Work to complete:
Determine how many lines in these records hold "with". Only the number is wanted.

Stored rows:

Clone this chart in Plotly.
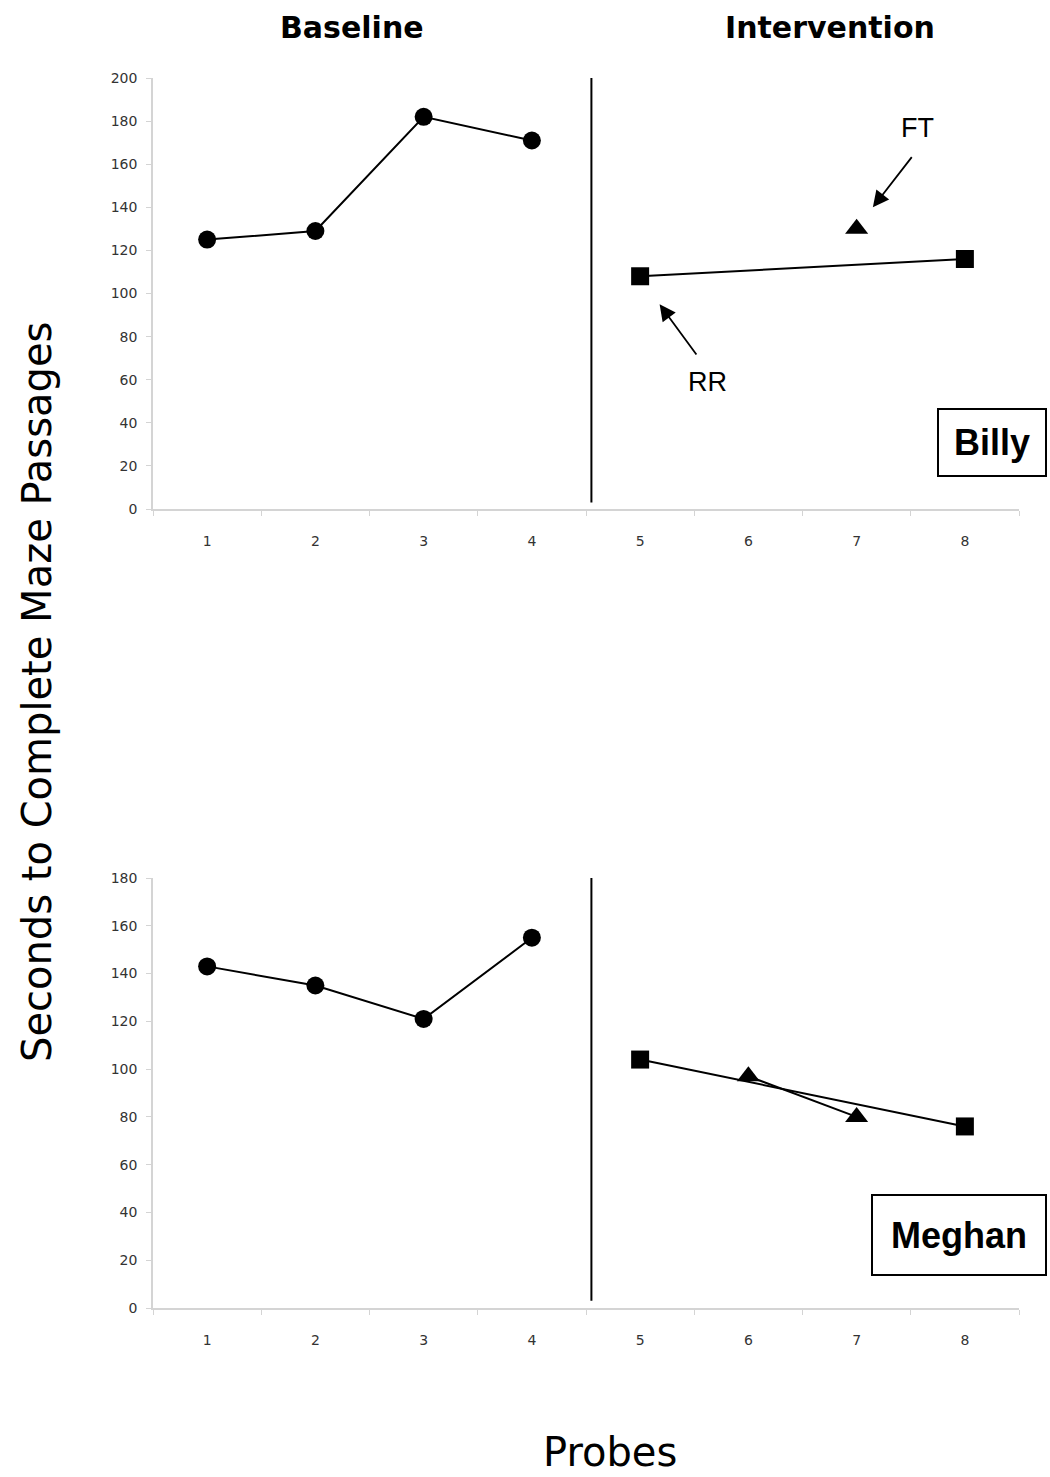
import plotly.graph_objects as go

# ---- data ----
probes = [1, 2, 3, 4, 5, 6, 7, 8]
billy_base_x = [1, 2, 3, 4]
billy_base_y = [125, 129, 182, 171]
billy_rr_x = [5, 8]
billy_rr_y = [108, 116]
billy_ft_x = [7]
billy_ft_y = [130]

meghan_base_x = [1, 2, 3, 4]
meghan_base_y = [143, 135, 121, 155]
meghan_rr_x = [5, 8]
meghan_rr_y = [104, 76]
meghan_ft_x = [6, 7]
meghan_ft_y = [97, 80]

top_yticks = [0, 20, 40, 60, 80, 100, 120, 140, 160, 180, 200]
bot_yticks = [0, 20, 40, 60, 80, 100, 120, 140, 160, 180]

W, H = 1050, 1477
fig = go.Figure()

line = dict(color="black", width=2)

def add(x, y, symbol, size, xa, ya, mode="lines+markers"):
    fig.add_trace(go.Scatter(x=x, y=y, mode=mode, line=line,
                             marker=dict(symbol=symbol, size=size, color="black"),
                             xaxis=xa, yaxis=ya, showlegend=False, hoverinfo="x+y"))

add(billy_base_x, billy_base_y, "circle", 18, "x", "y")
add(billy_rr_x, billy_rr_y, "square", 18, "x", "y")
add(billy_ft_x, billy_ft_y, "triangle-up", 20, "x", "y", mode="markers")
add(meghan_base_x, meghan_base_y, "circle", 18, "x2", "y2")
add(meghan_rr_x, meghan_rr_y, "square", 18, "x2", "y2")
add(meghan_ft_x, meghan_ft_y, "triangle-up", 20, "x2", "y2")

xl, xr = 153 / W, 1019 / W
axcol = "#d4d4d4"
tickfont = dict(family="DejaVu Sans, Verdana, sans-serif", size=14, color="#333333")

xcommon = dict(range=[0.5, 8.5], tickvals=probes, ticktext=[str(p) for p in probes],
               showgrid=False, zeroline=False, showline=True, linecolor=axcol, linewidth=1.5,
               ticks="", tickfont=tickfont, ticklabelstandoff=18,
               minor=dict(tickvals=[0.5 + i for i in range(9)], ticks="outside",
                          ticklen=5, tickcolor=axcol, showgrid=False),
               domain=[xl, xr], fixedrange=True)
ycommon = dict(showgrid=False, zeroline=False, showline=True, linecolor=axcol, linewidth=1.5,
               ticks="outside", ticklen=5, tickcolor=axcol, tickfont=tickfont,
               ticklabelstandoff=6, fixedrange=True)

fig.update_layout(
    width=W, height=H, margin=dict(l=0, r=0, t=0, b=0, autoexpand=False),
    paper_bgcolor="white", plot_bgcolor="white",
    xaxis=dict(**xcommon, anchor="y"),
    yaxis=dict(**ycommon, range=[0, 200], tickvals=top_yticks,
               domain=[1 - 509 / H, 1 - 78 / H], anchor="x"),
    xaxis2=dict(**xcommon, anchor="y2"),
    yaxis2=dict(**ycommon, range=[0, 180], tickvals=bot_yticks,
                domain=[1 - 1308 / H, 1 - 878 / H], anchor="x2"),
)

# phase change lines
fig.add_shape(type="line", xref="x", yref="y", x0=4.55, x1=4.55, y0=3, y1=200,
              line=dict(color="black", width=2))
fig.add_shape(type="line", xref="x2", yref="y2", x0=4.55, x1=4.55, y0=3, y1=180,
              line=dict(color="black", width=2))

ann = []

def paper_text(text, px, py, font, **kw):
    d = dict(text=text, x=px / W, y=1 - py / H, xref="paper", yref="paper",
             xanchor="center", yanchor="middle", showarrow=False, font=font)
    d.update(kw)
    ann.append(d)

hfont = dict(family="DejaVu Sans, Verdana, sans-serif", size=30, color="black")
paper_text("<b>Baseline</b>", 352, 28, hfont)
paper_text("<b>Intervention</b>", 830, 28, hfont)
paper_text("Seconds to Complete Maze Passages", 37, 692,
           dict(family="DejaVu Sans, Verdana, sans-serif", size=40, color="black"),
           textangle=-90)
paper_text("Probes", 610, 1452,
           dict(family="DejaVu Sans, Verdana, sans-serif", size=40, color="black"))

# arrows
afont = dict(family="Arial, Liberation Sans, sans-serif", size=27, color="black")
ann.append(dict(x=7.15, y=140, ax=7.52, ay=164, xref="x", yref="y", axref="x", ayref="y",
                text="", showarrow=True, arrowhead=2, arrowsize=1.8, arrowwidth=1.8,
                arrowcolor="black"))
ann.append(dict(x=7.56, y=177, xref="x", yref="y", text="FT", showarrow=False, font=afont,
                xanchor="center", yanchor="middle"))
ann.append(dict(x=5.18, y=95, ax=5.53, ay=71, xref="x", yref="y", axref="x", ayref="y",
                text="", showarrow=True, arrowhead=2, arrowsize=1.8, arrowwidth=1.8,
                arrowcolor="black"))
ann.append(dict(x=5.62, y=59, xref="x", yref="y", text="RR", showarrow=False, font=afont,
                xanchor="center", yanchor="middle"))

# name boxes
nfont = dict(family="Arial, Liberation Sans, sans-serif", size=36, color="black")
paper_text("<b>Billy</b>", 992, 442.5, nfont, bordercolor="black", borderwidth=2,
           bgcolor="white", width=104, height=63, align="center", valign="middle")
paper_text("<b>Meghan</b>", 959, 1235, nfont, bordercolor="black", borderwidth=2,
           bgcolor="white", width=170, height=76, align="center", valign="middle")

fig.update_layout(annotations=ann)
fig.write_html("out.html")
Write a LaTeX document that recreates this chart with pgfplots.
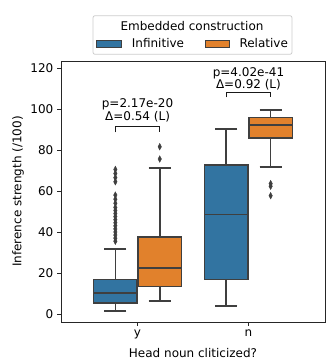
\documentclass[border=0pt]{standalone}
\usepackage{fontspec}
\setmainfont{DejaVu Sans}
\usepackage{pgfplots}
\pgfplotsset{compat=1.18}
\usepgfplotslibrary{statistics}
\definecolor{cblue}{HTML}{3274A1}
\definecolor{corange}{HTML}{E1812C}
\definecolor{cedge}{HTML}{3F3F3F}
\begin{document}
\fontsize{12}{14.4}\selectfont
\begin{tikzpicture}
\useasboundingbox (0pt,0pt) rectangle (327pt,362pt);
\begin{axis}[at={(61pt,40pt)}, anchor=south west, scale only axis,
  width=264pt, height=261pt,
  xmin=-0.69, xmax=1.69, ymin=-3.9, ymax=123.4,
  xtick={0,1}, xticklabels={y,n}, ytick={0,20,...,120},
  tick align=outside, tick pos=left, major tick length=3.5pt,
  tick style={line width=0.8pt, black!85},
  axis line style={line width=0.8pt, black!85},
  /pgf/number format/assume math mode=true,
  ticklabel style={font=\fontsize{12}{14}\selectfont},
  label style={font=\fontsize{12}{14}\selectfont},
  xlabel={Head noun cliticized?}, ylabel={Inference strength (/100)},
  xlabel style={at={(axis description cs:0.5,0)}, anchor=center, yshift=-31pt},
  ylabel style={at={(axis description cs:0,0.5)}, anchor=center, yshift=43pt},
  clip=false,
  boxplot/draw direction=y,
  boxplot/whisker extend=0.2,
  boxplot/box extend=0.39,
  boxplot/every whisker/.style={draw=cedge, line width=1.7pt},
  boxplot/every median/.style={draw=cedge, line width=1.7pt},
  boxplot/every box/.style={line width=1.5pt},
]
% Infinitive, y
\addplot[boxplot prepared={draw position=-0.2, lower whisker=1.3, lower quartile=5.4, median=10.4, upper quartile=16.9, upper whisker=31.6},
  fill=cblue, draw=cedge, line width=1.5pt, solid, mark=diamond*, mark size=3.3pt,
  mark options={fill=cedge, draw=cedge, line width=0.4pt, xscale=0.7}]
  coordinates {(0,35.5) (0,37) (0,38.5) (0,40) (0,41.5) (0,43) (0,44.5) (0,46) (0,47.5) (0,49) (0,50.5) (0,52) (0,54) (0,56) (0,58) (0,64.5) (0,66.5) (0,68.5) (0,70.5)};
% Relative, y
\addplot[boxplot prepared={draw position=0.2, lower whisker=6.3, lower quartile=13.3, median=22.4, upper quartile=37.6, upper whisker=71.1},
  fill=corange, draw=cedge, line width=1.5pt, solid, mark=diamond*, mark size=3.3pt,
  mark options={fill=cedge, draw=cedge, line width=0.4pt, xscale=0.7}]
  coordinates {(0,75.6) (0,81.6)};
% Infinitive, n
\addplot[boxplot prepared={draw position=0.8, lower whisker=4.0, lower quartile=16.9, median=48.6, upper quartile=72.7, upper whisker=90.1},
  fill=cblue, draw=cedge, line width=1.5pt, solid, mark=none]
  coordinates {};
% Relative, n
\addplot[boxplot prepared={draw position=1.2, lower whisker=71.7, lower quartile=85.9, median=92.3, upper quartile=95.8, upper whisker=99.5},
  fill=corange, draw=cedge, line width=1.5pt, solid, mark=diamond*, mark size=3.3pt,
  mark options={fill=cedge, draw=cedge, line width=0.4pt, xscale=0.7}]
  coordinates {(0,57.7) (0,62.3) (0,63.6)};
% brackets
\addplot[black!90, line width=1.3pt, mark=none, sharp plot] coordinates {(-0.2,88.6) (-0.2,91.4) (0.2,91.4) (0.2,88.6)};
\addplot[black!90, line width=1.3pt, mark=none, sharp plot] coordinates {(0.8,105.7) (0.8,108.1) (1.2,108.1) (1.2,105.7)};
\node[anchor=center] at (axis cs:0,102.2) {p=2.17e-20};
\node[anchor=center] at (axis cs:0,96.4) {Δ=0.54 (L)};
\node[anchor=center] at (axis cs:1,117.6) {p=4.02e-41};
\node[anchor=center] at (axis cs:1,111.8) {Δ=0.92 (L)};
\end{axis}
% legend
\draw[rounded corners=2pt, draw=black!20, fill=white, line width=0.8pt] (93pt,307.7pt) rectangle (292pt,346.3pt);
\node[anchor=center] at (192pt,336.3pt) {Embedded construction};
\draw[draw=cedge, fill=cblue, line width=0.8pt] (96.7pt,314.7pt) rectangle (121pt,322pt);
\node[anchor=west, inner sep=0pt] at (131.7pt,318.5pt) {Infinitive};
\draw[draw=cedge, fill=corange, line width=0.8pt] (205pt,314.7pt) rectangle (229.3pt,322pt);
\node[anchor=west, inner sep=0pt] at (239.3pt,318.5pt) {Relative};
\end{tikzpicture}
\end{document}
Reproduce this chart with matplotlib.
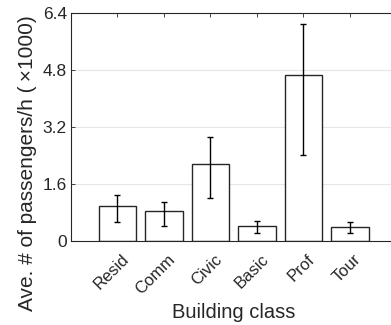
import matplotlib
matplotlib.use("Agg")
import matplotlib.pyplot as plt
import matplotlib.transforms as mtransforms
import numpy as np

categories = ["Resid", "Comm", "Civic", "Basic", "Prof", "Tour"]
means = [0.98, 0.83, 2.17, 0.43, 4.67, 0.39]
err_low = [0.54, 0.42, 1.21, 0.22, 2.41, 0.22]
err_high = [1.29, 1.10, 2.93, 0.57, 6.10, 0.54]
yticks = [0, 1.6, 3.2, 4.8, 6.4]
ytick_labels = ["0", "1.6", "3.2", "4.8", "6.4"]

plt.rcParams['font.family'] = ['Liberation Sans', 'DejaVu Sans']

fig = plt.figure(figsize=(3.91, 3.25), dpi=100)
ax = fig.add_axes([71/391, 84/325, 325.5/391, 228/325])

x = np.arange(1, len(categories) + 1)
m = np.array(means)
yerr = np.vstack([m - np.array(err_low), np.array(err_high) - m])

ax.bar(x, m, width=0.8, color='white', edgecolor='#262626', linewidth=1.0, zorder=2)
ax.errorbar(x, m, yerr=yerr, fmt='none', ecolor='black', elinewidth=1.0,
            capsize=2, capthick=1.0, zorder=3)

ax.set_xlim(0, 7)
ax.set_ylim(0, 6.4)
ax.set_yticks(yticks)
ax.set_yticklabels(ytick_labels, fontsize=12.5)
ax.set_xticks(x)
ax.set_xticklabels([""] * len(categories))
offset = mtransforms.ScaledTranslation(9/100, -16/100, fig.dpi_scale_trans)
for xi, name in zip(x, categories):
    ax.text(xi, 0, name, transform=ax.get_xaxis_transform() + offset,
            fontsize=12, rotation=45, ha='right', va='center',
            rotation_mode='anchor', color='#262626', clip_on=False)
ax.yaxis.grid(True, color='#e6e6e6', linewidth=0.8, zorder=0)
ax.set_axisbelow(True)
ax.tick_params(direction='in', length=3, width=0.6, top=True, right=True,
               colors='#262626', labelcolor='#262626')
ax.tick_params(axis='y', pad=3)
for s in ax.spines.values():
    s.set_color('#262626')
    s.set_linewidth(0.8)

ax.set_xlabel("Building class", fontsize=14.5, color='#262626')
ax.xaxis.set_label_coords(0.5, -0.27)
ax.set_ylabel("Ave. # of passengers/h (\u2009×1000)", fontsize=15, color='#262626',
              va='center')
ax.yaxis.set_label_coords(-0.134, 0.342)

fig.savefig("out.png", dpi=100)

Expected output:
2